Rendre leur nom aux milliers de migrants qui meurent chaque année en Méditerranée est un immense défi pour des experts italiens dont les indices se limitent à une cicatrice, un tatouage ou une photo écornée.
Dans des tentes réfrigérées installées dans un hangar d'une base de l'Otan à Melilli, en Sicile, Cristina Cattaneo et son équipe enfilent gants, combinaison et masque de protection et s'attellent à la tâche.
La marine italienne vient de débarquer des dizaines de corps récupérés près de l'épave d'un bateau de pêche dont le naufrage avait fait jusqu'à 800 morts en avril.
"Nous devons faire notre possible pour rendre un prénom et un nom à ces gens", explique Mme Cattaneo, chef du Labanof, un laboratoire milanais réputé, spécialisé dans l'identification des restes décomposés, calcinés ou mutilés.
Des dizaines de milliers d'hommes, femmes et enfants fuyant la guerre, les persécutions et la misère tentent chaque année la traversée sur des embarcations de fortune. Au moins 3.440 y ont laissé leur vie cette année, qui a vu exploser le nombre d'arrivées.
Même si beaucoup reposent pour toujours au fond de l'eau, l'identification des autres reste une tâche herculéenne.
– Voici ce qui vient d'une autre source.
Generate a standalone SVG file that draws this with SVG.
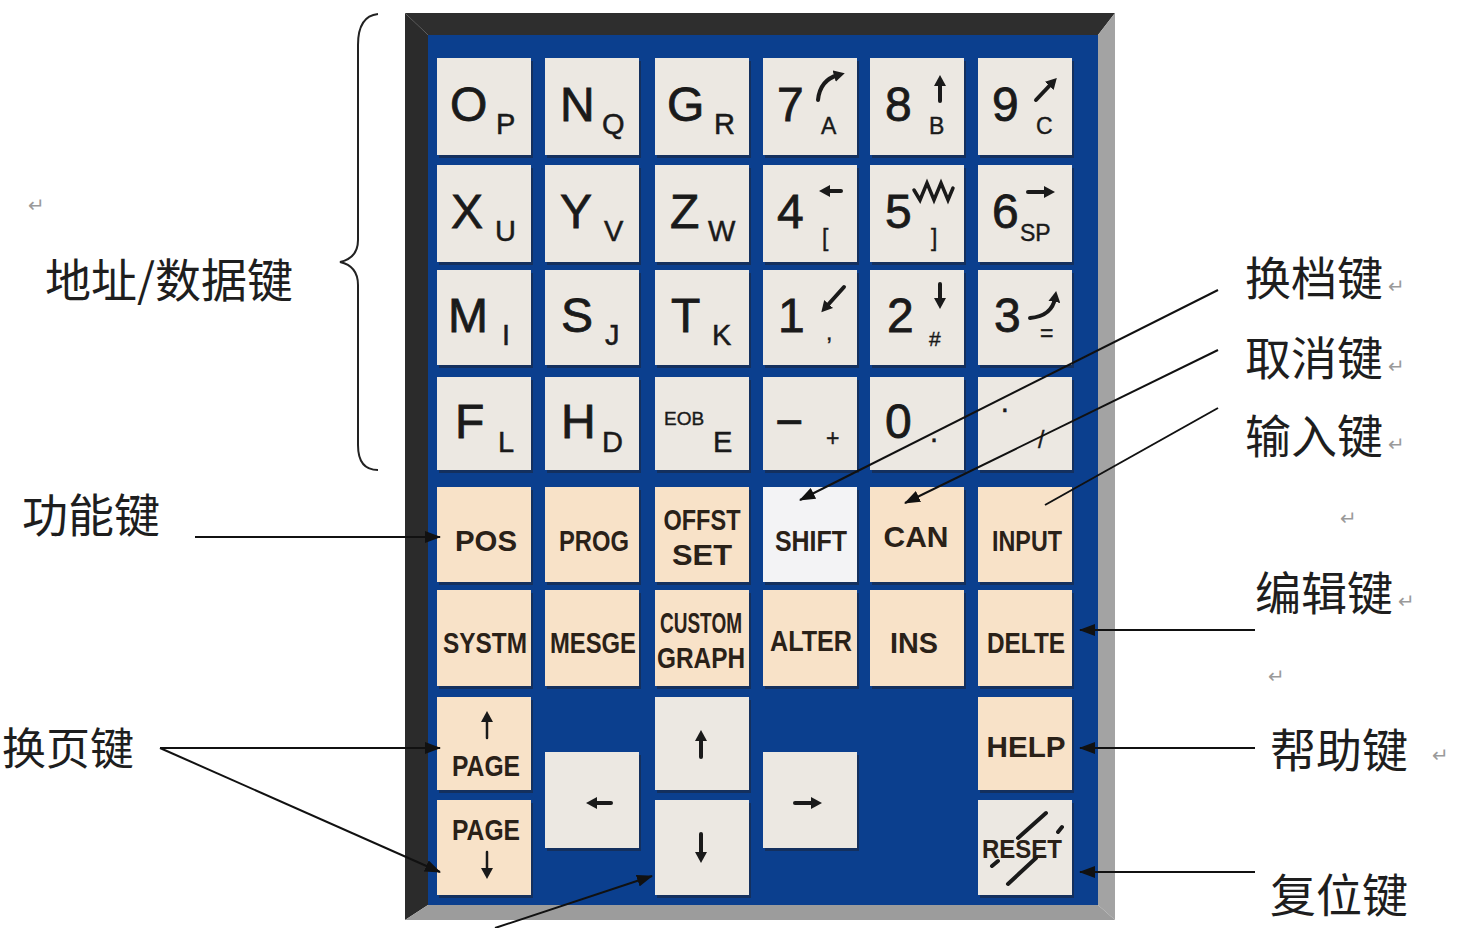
<svg xmlns="http://www.w3.org/2000/svg" width="1459" height="928" viewBox="0 0 1459 928">
<defs>
<style>
.bg{fill:#ffffff}
.k{fill:#ECE8E2}
.kp{fill:#F8E2C8}
.kw{fill:#F3F3F5}
.sh{fill:#14305E}
.m{font-family:"Liberation Sans",Arial,sans-serif;font-size:48px;fill:#1a1a1a;stroke:#1a1a1a;stroke-width:0.8px}
.s{font-family:"Liberation Sans",Arial,sans-serif;font-size:29px;fill:#1a1a1a;stroke:#1a1a1a;stroke-width:0.5px}
.ss{font-family:"Liberation Sans",Arial,sans-serif;font-size:23px;fill:#1a1a1a;stroke:#1a1a1a;stroke-width:0.4px}
.f{font-family:"Liberation Sans",Arial,sans-serif;font-size:30px;font-weight:bold;fill:#2a2118;text-anchor:middle}
.sym{stroke:#1a1a1a;stroke-width:4;fill:none;stroke-linecap:round}
.lbl{font-family:"Noto Sans CJK SC","Noto Sans",sans-serif;font-size:46px;fill:#1e1e1e}
.pm{font-family:"DejaVu Sans",sans-serif;font-size:20px;fill:#9a9a9a}
.con{stroke:#111;stroke-width:2;fill:none}
</style>
<marker id="ah" markerWidth="16" markerHeight="12" refX="15" refY="6" orient="auto" markerUnits="userSpaceOnUse"><path d="M0,0 L16,6 L0,12 z" fill="#111"/></marker>
<marker id="kh" markerWidth="12" markerHeight="12" refX="4" refY="6" orient="auto" markerUnits="userSpaceOnUse"><path d="M0,0 L11,6 L0,12 z" fill="#1a1a1a"/></marker>
</defs>
<rect class="bg" x="0" y="0" width="1459" height="928"/>

<g id="panel">
<polygon points="405,13 1115,13 1098,35 428,35" fill="#2E2E2E"/>
<polygon points="405,13 428,35 428,905 405,920" fill="#2B2B2B"/>
<polygon points="1115,13 1115,920 1098,905 1098,35" fill="#A3A3A3"/>
<polygon points="405,920 428,905 1098,905 1115,920" fill="#9C9C9C"/>
<rect x="428" y="35" width="670" height="870" fill="#0B3F8E"/>
</g>

<g id="keys">
<!-- Row 1 -->
<g id="key-op"><rect class="sh" x="439" y="61" width="94" height="97"/><rect class="k" x="437" y="58" width="94" height="97"/><text class="m" x="450" y="121">O</text><text class="s" x="496" y="134">P</text></g>
<g id="key-nq"><rect class="sh" x="547" y="61" width="94" height="97"/><rect class="k" x="545" y="58" width="94" height="97"/><text class="m" x="560" y="121">N</text><text class="s" x="602" y="134">Q</text></g>
<g id="key-gr"><rect class="sh" x="657" y="61" width="94" height="97"/><rect class="k" x="655" y="58" width="94" height="97"/><text class="m" x="667" y="121">G</text><text class="s" x="714" y="134">R</text></g>
<g id="key-7"><rect class="sh" x="765" y="61" width="94" height="97"/><rect class="k" x="763" y="58" width="94" height="97"/><text class="m" x="777" y="121">7</text><path class="sym" d="M818,100 Q820,80 838,75" marker-end="url(#kh)"/><text class="ss" x="821" y="134">A</text></g>
<g id="key-8"><rect class="sh" x="872" y="61" width="94" height="97"/><rect class="k" x="870" y="58" width="94" height="97"/><text class="m" x="885" y="121">8</text><path class="sym" d="M940,101 L940,82" marker-end="url(#kh)"/><text class="ss" x="929" y="134">B</text></g>
<g id="key-9"><rect class="sh" x="980" y="61" width="94" height="97"/><rect class="k" x="978" y="58" width="94" height="97"/><text class="m" x="992" y="121">9</text><path class="sym" d="M1036,100 L1052,83" marker-end="url(#kh)"/><text class="ss" x="1036" y="134">C</text></g>
<!-- Row 2 -->
<g id="key-xu"><rect class="sh" x="439" y="168" width="94" height="97"/><rect class="k" x="437" y="165" width="94" height="97"/><text class="m" x="451" y="228">X</text><text class="s" x="495" y="241">U</text></g>
<g id="key-yv"><rect class="sh" x="547" y="168" width="94" height="97"/><rect class="k" x="545" y="165" width="94" height="97"/><text class="m" x="560" y="228">Y</text><text class="s" x="604" y="241">V</text></g>
<g id="key-zw"><rect class="sh" x="657" y="168" width="94" height="97"/><rect class="k" x="655" y="165" width="94" height="97"/><text class="m" x="670" y="228">Z</text><text class="s" x="708" y="241">W</text></g>
<g id="key-4"><rect class="sh" x="765" y="168" width="94" height="97"/><rect class="k" x="763" y="165" width="94" height="97"/><text class="m" x="777" y="228">4</text><path class="sym" d="M841,191 L826,191" marker-end="url(#kh)"/><text class="ss" x="822" y="246">[</text></g>
<g id="key-5"><rect class="sh" x="872" y="168" width="94" height="97"/><rect class="k" x="870" y="165" width="94" height="97"/><text class="m" x="885" y="228">5</text><path class="sym" d="M914,190 L920,200 L927,183 L934,200 L941,183 L948,200 L953,188" style="stroke-width:3.5"/><text class="ss" x="931" y="246">]</text></g>
<g id="key-6"><rect class="sh" x="980" y="168" width="94" height="97"/><rect class="k" x="978" y="165" width="94" height="97"/><text class="m" x="992" y="228">6</text><path class="sym" d="M1028,192 L1048,192" marker-end="url(#kh)"/><text class="ss" x="1020" y="241">SP</text></g>
<!-- Row 3 -->
<g id="key-mi"><rect class="sh" x="439" y="273" width="94" height="95"/><rect class="k" x="437" y="270" width="94" height="95"/><text class="m" x="448" y="332">M</text><text class="s" x="502" y="345">I</text></g>
<g id="key-sj"><rect class="sh" x="547" y="273" width="94" height="95"/><rect class="k" x="545" y="270" width="94" height="95"/><text class="m" x="561" y="332">S</text><text class="s" x="605" y="345">J</text></g>
<g id="key-tk"><rect class="sh" x="657" y="273" width="94" height="95"/><rect class="k" x="655" y="270" width="94" height="95"/><text class="m" x="671" y="332">T</text><text class="s" x="712" y="345">K</text></g>
<g id="key-1"><rect class="sh" x="765" y="273" width="94" height="95"/><rect class="k" x="763" y="270" width="94" height="95"/><text class="m" x="778" y="332">1</text><path class="sym" d="M844,287 L826,307" marker-end="url(#kh)"/><text class="ss" x="826" y="340">,</text></g>
<g id="key-2"><rect class="sh" x="872" y="273" width="94" height="95"/><rect class="k" x="870" y="270" width="94" height="95"/><text class="m" x="887" y="332">2</text><path class="sym" d="M940,284 L940,302" marker-end="url(#kh)"/><text class="ss" x="929" y="346" style="font-size:21px">#</text></g>
<g id="key-3"><rect class="sh" x="980" y="273" width="94" height="95"/><rect class="k" x="978" y="270" width="94" height="95"/><text class="m" x="994" y="332">3</text><path class="sym" d="M1030,318 Q1052,316 1055,298" marker-end="url(#kh)"/><text class="ss" x="1040" y="341">=</text></g>
<!-- Row 4 -->
<g id="key-fl"><rect class="sh" x="439" y="380" width="94" height="93"/><rect class="k" x="437" y="377" width="94" height="93"/><text class="m" x="455" y="438">F</text><text class="s" x="498" y="452">L</text></g>
<g id="key-hd"><rect class="sh" x="547" y="380" width="94" height="93"/><rect class="k" x="545" y="377" width="94" height="93"/><text class="m" x="561" y="438">H</text><text class="s" x="602" y="452">D</text></g>
<g id="key-eob"><rect class="sh" x="657" y="380" width="94" height="93"/><rect class="k" x="655" y="377" width="94" height="93"/><text class="ss" x="664" y="425" style="font-size:19px">EOB</text><text class="s" x="713" y="452">E</text></g>
<g id="key-minus"><rect class="sh" x="765" y="380" width="94" height="93"/><rect class="k" x="763" y="377" width="94" height="93"/><text class="m" x="775" y="438">−</text><text class="ss" x="826" y="446">+</text></g>
<g id="key-0"><rect class="sh" x="872" y="380" width="94" height="93"/><rect class="k" x="870" y="377" width="94" height="93"/><text class="m" x="885" y="438">0</text><text class="s" x="930" y="442">.</text></g>
<g id="key-dot"><rect class="sh" x="980" y="380" width="94" height="93"/><rect class="k" x="978" y="377" width="94" height="93"/><text class="s" x="1000" y="418">·</text><text class="ss" x="1038" y="448">/</text></g>
<!-- Row 5 -->
<g id="key-pos"><rect class="sh" x="439" y="490" width="94" height="95"/><rect class="kp" x="437" y="487" width="94" height="95"/><text class="f" x="486" y="551" textLength="62" lengthAdjust="spacingAndGlyphs">POS</text></g>
<g id="key-prog"><rect class="sh" x="547" y="490" width="94" height="95"/><rect class="kp" x="545" y="487" width="94" height="95"/><text class="f" x="594" y="551" textLength="70" lengthAdjust="spacingAndGlyphs">PROG</text></g>
<g id="key-offset"><rect class="sh" x="657" y="490" width="94" height="95"/><rect class="kp" x="655" y="487" width="94" height="95"/><text class="f" x="702" y="530" textLength="77" lengthAdjust="spacingAndGlyphs">OFFST</text><text class="f" x="702" y="565" textLength="60" lengthAdjust="spacingAndGlyphs">SET</text></g>
<g id="key-shift"><rect class="sh" x="765" y="490" width="94" height="95"/><rect class="kw" x="763" y="487" width="94" height="95"/><text class="f" x="811" y="551" textLength="72" lengthAdjust="spacingAndGlyphs">SHIFT</text></g>
<g id="key-can"><rect class="sh" x="872" y="490" width="94" height="95"/><rect class="kp" x="870" y="487" width="94" height="95"/><text class="f" x="916" y="547" textLength="65" lengthAdjust="spacingAndGlyphs">CAN</text></g>
<g id="key-input"><rect class="sh" x="980" y="490" width="94" height="95"/><rect class="kp" x="978" y="487" width="94" height="95"/><text class="f" x="1027" y="551" textLength="70" lengthAdjust="spacingAndGlyphs">INPUT</text></g>
<!-- Row 6 -->
<g id="key-systm"><rect class="sh" x="439" y="593" width="94" height="96"/><rect class="kp" x="437" y="590" width="94" height="96"/><text class="f" x="485" y="653" textLength="84" lengthAdjust="spacingAndGlyphs">SYSTM</text></g>
<g id="key-mesge"><rect class="sh" x="547" y="593" width="94" height="96"/><rect class="kp" x="545" y="590" width="94" height="96"/><text class="f" x="593" y="653" textLength="86" lengthAdjust="spacingAndGlyphs">MESGE</text></g>
<g id="key-custom"><rect class="sh" x="657" y="593" width="94" height="96"/><rect class="kp" x="655" y="590" width="94" height="96"/><text class="f" x="701" y="633" textLength="82" lengthAdjust="spacingAndGlyphs">CUSTOM</text><text class="f" x="701" y="668" textLength="88" lengthAdjust="spacingAndGlyphs">GRAPH</text></g>
<g id="key-alter"><rect class="sh" x="765" y="593" width="94" height="96"/><rect class="kp" x="763" y="590" width="94" height="96"/><text class="f" x="811" y="651" textLength="82" lengthAdjust="spacingAndGlyphs">ALTER</text></g>
<g id="key-ins"><rect class="sh" x="872" y="593" width="94" height="96"/><rect class="kp" x="870" y="590" width="94" height="96"/><text class="f" x="914" y="653" textLength="48" lengthAdjust="spacingAndGlyphs">INS</text></g>
<g id="key-delte"><rect class="sh" x="980" y="593" width="94" height="96"/><rect class="kp" x="978" y="590" width="94" height="96"/><text class="f" x="1026" y="653" textLength="78" lengthAdjust="spacingAndGlyphs">DELTE</text></g>
<!-- Row 7-8 -->
<g id="key-pageup"><rect class="sh" x="439" y="700" width="94" height="93"/><rect class="kp" x="437" y="697" width="94" height="93"/><path class="sym" d="M487,738 L487,718" style="stroke-width:2.5" marker-end="url(#kh)"/><text class="f" x="486" y="776" textLength="68" lengthAdjust="spacingAndGlyphs">PAGE</text></g>
<g id="key-pagedown"><rect class="sh" x="439" y="803" width="94" height="95"/><rect class="kp" x="437" y="800" width="94" height="95"/><text class="f" x="486" y="840" textLength="68" lengthAdjust="spacingAndGlyphs">PAGE</text><path class="sym" d="M487,852 L487,872" style="stroke-width:2.5" marker-end="url(#kh)"/></g>
<g id="key-left"><rect class="sh" x="547" y="755" width="94" height="96"/><rect class="k" x="545" y="752" width="94" height="96"/><path class="sym" d="M611,803 L593,803" marker-end="url(#kh)"/></g>
<g id="key-up"><rect class="sh" x="657" y="700" width="94" height="93"/><rect class="k" x="655" y="697" width="94" height="93"/><path class="sym" d="M701,757 L701,737" marker-end="url(#kh)"/></g>
<g id="key-down"><rect class="sh" x="657" y="803" width="94" height="95"/><rect class="k" x="655" y="800" width="94" height="95"/><path class="sym" d="M701,834 L701,856" marker-end="url(#kh)"/></g>
<g id="key-right"><rect class="sh" x="765" y="755" width="94" height="96"/><rect class="k" x="763" y="752" width="94" height="96"/><path class="sym" d="M795,803 L815,803" marker-end="url(#kh)"/></g>
<g id="key-help"><rect class="sh" x="980" y="700" width="94" height="93"/><rect class="kp" x="978" y="697" width="94" height="93"/><text class="f" x="1026" y="757" textLength="79" lengthAdjust="spacingAndGlyphs">HELP</text></g>
<g id="key-reset"><rect class="sh" x="980" y="803" width="94" height="95"/><rect class="k" x="978" y="800" width="94" height="95"/><text class="f" x="1022" y="858" style="font-size:26px" textLength="80" lengthAdjust="spacingAndGlyphs">RESET</text><path class="sym" d="M1018,838 L1046,813 M1008,884 L1036,858 M992,866 L998,861 M1058,832 L1062,827"/></g>
</g>

<g id="labels">
<text class="pm" x="28" y="212">↵</text>
<path d="M378,14 Q358,16 358,45 L358,240 Q358,258 340,262 Q358,266 358,285 L358,445 Q358,470 378,470" fill="none" stroke="#222" stroke-width="2"/>
<text class="lbl" x="45" y="297">地址/数据键</text>
<text class="lbl" x="22" y="532">功能键</text>
<text class="lbl" x="2" y="765" style="font-size:44px">换页键</text>
<text class="lbl" x="1245" y="295">换档键</text><text class="pm" x="1388" y="293">↵</text>
<text class="lbl" x="1245" y="375">取消键</text><text class="pm" x="1388" y="373">↵</text>
<text class="lbl" x="1245" y="453">输入键</text><text class="pm" x="1388" y="451">↵</text>
<text class="pm" x="1340" y="525">↵</text>
<text class="lbl" x="1255" y="610">编辑键</text><text class="pm" x="1398" y="608">↵</text>
<text class="pm" x="1268" y="683">↵</text>
<text class="lbl" x="1270" y="767">帮助键</text><text class="pm" x="1432" y="762">↵</text>
<text class="lbl" x="1270" y="912">复位键</text>
</g>

<g id="connectors">
<line class="con" x1="195" y1="537" x2="440" y2="537" marker-end="url(#ah)"/>
<line class="con" x1="160" y1="748" x2="440" y2="748" marker-end="url(#ah)"/>
<line class="con" x1="160" y1="748" x2="440" y2="872" marker-end="url(#ah)"/>
<line class="con" x1="1218" y1="290" x2="800" y2="500" marker-end="url(#ah)"/>
<line class="con" x1="1218" y1="350" x2="905" y2="503" marker-end="url(#ah)"/>
<line class="con" x1="1218" y1="408" x2="1045" y2="505"/>
<line class="con" x1="1255" y1="630" x2="1080" y2="630" marker-end="url(#ah)"/>
<line class="con" x1="1255" y1="748" x2="1080" y2="748" marker-end="url(#ah)"/>
<line class="con" x1="1255" y1="872" x2="1080" y2="872" marker-end="url(#ah)"/>
<line class="con" x1="495" y1="928" x2="652" y2="876" marker-end="url(#ah)"/>
</g>
</svg>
Chaque jour, les experts italiens se penchent avec attention sur une vingtaine de visages gris et boursoufflés.
"C'est l'un des désastres de masse les plus complexes de l'histoire de la médecine légale", assure Mme Cattaneo, appelée ici par Vittorio Piscitelli, le responsable italien pour les personnes disparues, qui ambitionne de créer un fichier ADN spécifique à l'échelle européenne.
Une analyse ADN ne peut en effet être utile que comparée à un échantillon fourni par un proche parent, une option difficile lorsque la famille est en Afrique subsaharienne ou au Pakistan, impossible quand il s'agit de la Syrie en guerre ou de l'Erythrée verrouillée.
L'équipe du Labanof photographie donc toutes les particularités encore visibles sur ces corps restés plusieurs mois dans l'eau: dents, front, oreilles, cicatrices, tatouages ou piercings... Les photos seront ensuite disposées dans un album à montrer aux personnes recherchant un disparu, et les corps enterrés. 'Un geste de respect'
"C'est un geste de respect pour la dignité humaine. Et il a aussi été prouvé que laisser les proches de personnes probablement mortes dans le doute était comparable à de la torture", explique Mme Cattaneo.
"Nous avons déjà réussi à identifier 28 personnes de cette manière, en montrant l'album à des gens venus d'Allemagne, de Suisse, de France", raconte M. Piscitelli, qui espère toucher d'autres personnes par l'intermédiaire de la Commission internationale pour les personnes disparues (ICMP).
Basée à Sarajevo, l'ICMP a identifié les deux-tiers des 40.000 disparus des conflits des années 1990 en ex-Yougoslavie, puis travaillé sur les victimes du tsunami en Thaïlande ou de l'ouragan Katrina aux Etats-Unis.
Elle a maintenant proposé à l'Italie de faire connaître l'album dans les pays d'origine des migrants, de fournir des kits de prélèvement d'ADN aux proches et de rapatrier les corps identifiés.
De l'autre côté de la Sicile, une équipe anti-mafia de Palerme a elle aussi préparé un album photo, montrant cette fois les objets collectés sur les migrants morts pendant la traversée, le plus souvent asphyxiés dans la cale.
Colliers, photos, Coran miniatures, téléphones portables ou billets de banque sont gardés dans des pochettes en plastique d'où émane une obsédante odeur de putréfaction.
"Ces pauvres victimes arrivent après plusieurs jours en mer dans des conditions absolument indescriptibles, elles sont méconnaissables, le visage défiguré par leur état avancé de décomposition", raconte Carmine Mosca, chef du département des homicides.
"Même ceux qui voyageaient avec eux, les amis ou la famille, n'arrivent pas à les reconnaître", ajoute-t-il. "Certains ont été identifiés grâce aux derniers numéros qu'ils avaient appelés, ou à des numéros écrits sur un papier, dans un vêtement, sur la ceinture d'un jean".
L'ampleur de la crise des migrants poussant à concentrer les ressources sur les vivants plutôt que sur les morts, le projet de banque de données européenne regroupant tous les éléments d'identification reste compliqué à mettre en place, mais les experts se disent déterminés.
"Le protocole devrait être copié dans chaque pays, supervisé par un organe européen. On parle pour l'instant de petits nombres, mais nous avons montré que cela fonctionnait", insiste Mme Cattaneo.